• Exercise directions
All of the material below is to be restated word for word, apart from the pictures.

• Given data
○ ○ ○ ○ ○ ○ ○

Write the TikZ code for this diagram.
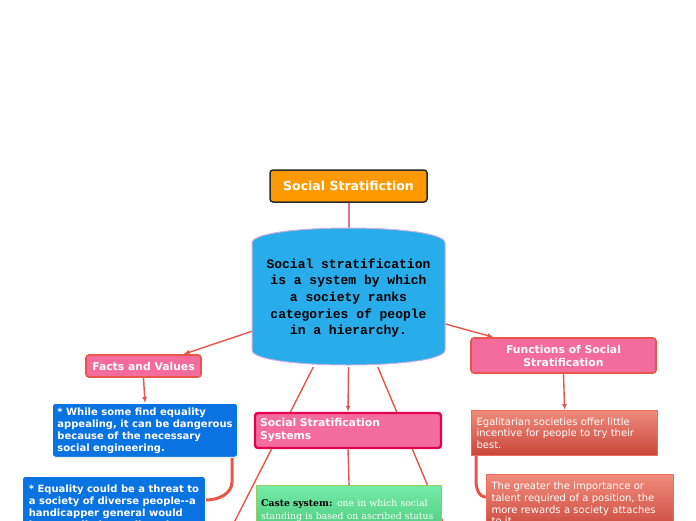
\documentclass[tikz,border=0pt]{standalone}
\usepackage{fontspec}
\usepackage{tikz}
\usepackage{xcolor}
\setmainfont{DejaVu Sans}
\newfontfamily\codefont{Liberation Mono}
\newfontfamily\bookfont{DejaVu Serif}
\usetikzlibrary{shapes.geometric, arrows.meta, positioning, shadows, backgrounds}
\definecolor{Title_Orange}{HTML}{FF9900}
\definecolor{Title_Edge}{HTML}{2B2B2B}
\definecolor{Sky_Blue}{HTML}{29ACEA}
\definecolor{Lilac}{HTML}{C9B2E2}
\definecolor{Stem_Pink}{HTML}{F06B9B}
\definecolor{Topic_Pink}{HTML}{F46C9C}
\definecolor{Link_Red}{HTML}{E8554B}
\definecolor{System_Crimson}{HTML}{E2004F}
\definecolor{Note_Blue}{HTML}{0A73E2}
\definecolor{Caste_Top}{HTML}{74EBA9}
\definecolor{Caste_Bottom}{HTML}{4CC779}
\definecolor{Caste_Edge}{HTML}{9BCB5B}
\definecolor{Fact_Top}{HTML}{EF8B7C}
\definecolor{Fact_Bottom}{HTML}{C8463B}
\definecolor{Fact_Edge}{HTML}{F06B5B}

\begin{document}
\begin{tikzpicture}[x=1pt, y=-1pt,
    topic/.style={draw=Link_Red, line width=1.6pt, fill=Topic_Pink, rounded corners=3pt,
        text=white, font=\bfseries\fontsize{10.8}{13}\selectfont, inner sep=0pt},
    note/.style={fill=Note_Blue, draw=white, line width=0.8pt, rounded corners=3pt,
        text=white, font=\bfseries\fontsize{10}{12}\selectfont, align=left,
        anchor=north west, inner xsep=5pt, inner ysep=4pt,
        drop shadow={opacity=0.3, shadow xshift=0.8pt, shadow yshift=-1pt}},
    fact/.style={top color=Fact_Top, bottom color=Fact_Bottom, draw=Fact_Edge,
        line width=1.2pt, text=white, font=\fontsize{10}{11.7}\selectfont,
        align=left, anchor=north west, inner xsep=5pt, inner ysep=5pt},
    link/.style={Link_Red, line width=1.4pt},
    arrow/.style={link, -{Latex[length=6pt, width=5pt]}},
    branch/.style={Link_Red, line width=3pt}
]
    \useasboundingbox (0,0) rectangle (696,520);
    \clip (0,0) rectangle (696,520);

    % Central topic and its definition
    \node[draw=Title_Edge, line width=1.5pt, fill=Title_Orange, rounded corners=3pt,
        text=white, font=\bfseries\fontsize{12.5}{14}\selectfont,
        minimum width=157pt, minimum height=32pt] (title) at (348.5,186) {Social Stratifiction};

    \path[fill=Sky_Blue, draw=Lilac, line width=1pt]
        (252,243) -- (252,350) .. controls (252,370) and (445,370) .. (445,350)
        -- (445,243) .. controls (445,223) and (252,223) .. (252,243) -- cycle;
    \node[minimum width=193pt, minimum height=138pt, align=center,
        font=\codefont\bfseries\fontsize{13}{16.6}\selectfont] (def) at (348.5,298)
        {Social stratification\\is a system by which\\a society ranks\\categories of people\\in a hierarchy.};

    % Left branch
    \node[topic, minimum width=115pt, minimum height=22pt] (facts) at (143.5,366) {Facts and Values};
    \node[note, minimum width=184pt, minimum height=53pt] (equal) at (52,403)
        {* While some find equality\\appealing, it can be dangerous\\because of the necessary\\social engineering.};
    \node[note, minimum width=183pt, minimum height=62pt] (threat) at (22,476)
        {* Equality could be a threat to\\a society of diverse people{-}{-}a\\handicapper general would\\have to eliminate diversity.};

    % Middle branch
    \node[topic, draw=System_Crimson, line width=2.4pt, minimum width=186pt, minimum height=35pt,
        text width=176pt, align=left] (systems) at (348,430.5) {Social Stratification\\Systems};
    \node[top color=Caste_Top, bottom color=Caste_Bottom, draw=Caste_Edge, line width=1.2pt,
        anchor=north west, minimum width=185pt, minimum height=50pt, text width=176pt,
        align=left, inner xsep=4.5pt, inner ysep=6pt, text=white,
        font=\bookfont\fontsize{9.3}{13}\selectfont] (caste) at (256,485)
        {{\color{black}\bfseries Caste system:} one in which social\\standing is based on ascribed status};

    % Right branch
    \node[topic, minimum width=185pt, minimum height=35pt, align=center] (func) at (563.5,355.5)
        {Functions of Social\\Stratification};
    \node[fact, text width=176pt, minimum height=45pt] (little) at (471,410)
        {Egalitarian societies offer little\\incentive for people to try their\\best.};
    \node[fact, text width=177pt, minimum height=58pt] (reward) at (486,474)
        {The greater the importance or\\talent required of a position, the\\more rewards a society attaches\\to it.};

    \coordinate (lowleft) at (215,560);
    \coordinate (lowright) at (459,560);

    \begin{scope}[on background layer]
        \draw[Stem_Pink, line width=2pt] (title.south) -- (def.north);
        \draw[arrow] (def.199) -- ([xshift=40pt]facts.north);
        \draw[arrow] (facts.south) -- (equal.north);
        \draw[branch] ([xshift=-6pt]equal.south east) -- ++(0,24)
            to[out=-90, in=0] ([yshift=-24pt]threat.north east);
        \draw[arrow] (def.south) -- (systems.north);
        \draw[link] (def.243) -- (lowleft);
        \draw[link] (def.-67) -- (lowright);
        \draw[link] (systems.south) -- (caste.north);
        \draw[arrow] (def.-15) -- ([xshift=-70pt]func.north);
        \draw[arrow] (func.south) -- (little.north);
        \draw[branch] ([xshift=5pt]little.south west) -- ++(0,24)
            to[out=-90, in=180] ([yshift=-23pt]reward.north west);
    \end{scope}
\end{tikzpicture}
\end{document}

○ ○ ○ ○ ○ ○ ○

• Problem solution
Write the TikZ code for this diagram.
\documentclass[tikz,border=0pt]{standalone}
\usepackage{fontspec}
\usepackage{tikz}
\usepackage{xcolor}
\setmainfont{DejaVu Sans}
\newfontfamily\codefont{Liberation Mono}
\newfontfamily\bookfont{DejaVu Serif}
\usetikzlibrary{shapes.geometric, arrows.meta, positioning, shadows, backgrounds}
\definecolor{Title_Orange}{HTML}{FF9900}
\definecolor{Title_Edge}{HTML}{2B2B2B}
\definecolor{Sky_Blue}{HTML}{29ACEA}
\definecolor{Lilac}{HTML}{C9B2E2}
\definecolor{Stem_Pink}{HTML}{F06B9B}
\definecolor{Topic_Pink}{HTML}{F46C9C}
\definecolor{Link_Red}{HTML}{E8554B}
\definecolor{System_Crimson}{HTML}{E2004F}
\definecolor{Note_Blue}{HTML}{0A73E2}
\definecolor{Caste_Top}{HTML}{74EBA9}
\definecolor{Caste_Bottom}{HTML}{4CC779}
\definecolor{Caste_Edge}{HTML}{9BCB5B}
\definecolor{Fact_Top}{HTML}{EF8B7C}
\definecolor{Fact_Bottom}{HTML}{C8463B}
\definecolor{Fact_Edge}{HTML}{F06B5B}

\begin{document}
\begin{tikzpicture}[x=1pt, y=-1pt,
    topic/.style={draw=Link_Red, line width=1.6pt, fill=Topic_Pink, rounded corners=3pt,
        text=white, font=\bfseries\fontsize{10.8}{13}\selectfont, inner sep=0pt},
    note/.style={fill=Note_Blue, draw=white, line width=0.8pt, rounded corners=3pt,
        text=white, font=\bfseries\fontsize{10}{12}\selectfont, align=left,
        anchor=north west, inner xsep=5pt, inner ysep=4pt,
        drop shadow={opacity=0.3, shadow xshift=0.8pt, shadow yshift=-1pt}},
    fact/.style={top color=Fact_Top, bottom color=Fact_Bottom, draw=Fact_Edge,
        line width=1.2pt, text=white, font=\fontsize{10}{11.7}\selectfont,
        align=left, anchor=north west, inner xsep=5pt, inner ysep=5pt},
    link/.style={Link_Red, line width=1.4pt},
    arrow/.style={link, -{Latex[length=6pt, width=5pt]}},
    branch/.style={Link_Red, line width=3pt}
]
    \useasboundingbox (0,0) rectangle (696,520);
    \clip (0,0) rectangle (696,520);

    % Central topic and its definition
    \node[draw=Title_Edge, line width=1.5pt, fill=Title_Orange, rounded corners=3pt,
        text=white, font=\bfseries\fontsize{12.5}{14}\selectfont,
        minimum width=157pt, minimum height=32pt] (title) at (348.5,186) {Social Stratifiction};

    \path[fill=Sky_Blue, draw=Lilac, line width=1pt]
        (252,243) -- (252,350) .. controls (252,370) and (445,370) .. (445,350)
        -- (445,243) .. controls (445,223) and (252,223) .. (252,243) -- cycle;
    \node[minimum width=193pt, minimum height=138pt, align=center,
        font=\codefont\bfseries\fontsize{13}{16.6}\selectfont] (def) at (348.5,298)
        {Social stratification\\is a system by which\\a society ranks\\categories of people\\in a hierarchy.};

    % Left branch
    \node[topic, minimum width=115pt, minimum height=22pt] (facts) at (143.5,366) {Facts and Values};
    \node[note, minimum width=184pt, minimum height=53pt] (equal) at (52,403)
        {* While some find equality\\appealing, it can be dangerous\\because of the necessary\\social engineering.};
    \node[note, minimum width=183pt, minimum height=62pt] (threat) at (22,476)
        {* Equality could be a threat to\\a society of diverse people{-}{-}a\\handicapper general would\\have to eliminate diversity.};

    % Middle branch
    \node[topic, draw=System_Crimson, line width=2.4pt, minimum width=186pt, minimum height=35pt,
        text width=176pt, align=left] (systems) at (348,430.5) {Social Stratification\\Systems};
    \node[top color=Caste_Top, bottom color=Caste_Bottom, draw=Caste_Edge, line width=1.2pt,
        anchor=north west, minimum width=185pt, minimum height=50pt, text width=176pt,
        align=left, inner xsep=4.5pt, inner ysep=6pt, text=white,
        font=\bookfont\fontsize{9.3}{13}\selectfont] (caste) at (256,485)
        {{\color{black}\bfseries Caste system:} one in which social\\standing is based on ascribed status};

    % Right branch
    \node[topic, minimum width=185pt, minimum height=35pt, align=center] (func) at (563.5,355.5)
        {Functions of Social\\Stratification};
    \node[fact, text width=176pt, minimum height=45pt] (little) at (471,410)
        {Egalitarian societies offer little\\incentive for people to try their\\best.};
    \node[fact, text width=177pt, minimum height=58pt] (reward) at (486,474)
        {The greater the importance or\\talent required of a position, the\\more rewards a society attaches\\to it.};

    \coordinate (lowleft) at (215,560);
    \coordinate (lowright) at (459,560);

    \begin{scope}[on background layer]
        \draw[Stem_Pink, line width=2pt] (title.south) -- (def.north);
        \draw[arrow] (def.199) -- ([xshift=40pt]facts.north);
        \draw[arrow] (facts.south) -- (equal.north);
        \draw[branch] ([xshift=-6pt]equal.south east) -- ++(0,24)
            to[out=-90, in=0] ([yshift=-24pt]threat.north east);
        \draw[arrow] (def.south) -- (systems.north);
        \draw[link] (def.243) -- (lowleft);
        \draw[link] (def.-67) -- (lowright);
        \draw[link] (systems.south) -- (caste.north);
        \draw[arrow] (def.-15) -- ([xshift=-70pt]func.north);
        \draw[arrow] (func.south) -- (little.north);
        \draw[branch] ([xshift=5pt]little.south west) -- ++(0,24)
            to[out=-90, in=180] ([yshift=-23pt]reward.north west);
    \end{scope}
\end{tikzpicture}
\end{document}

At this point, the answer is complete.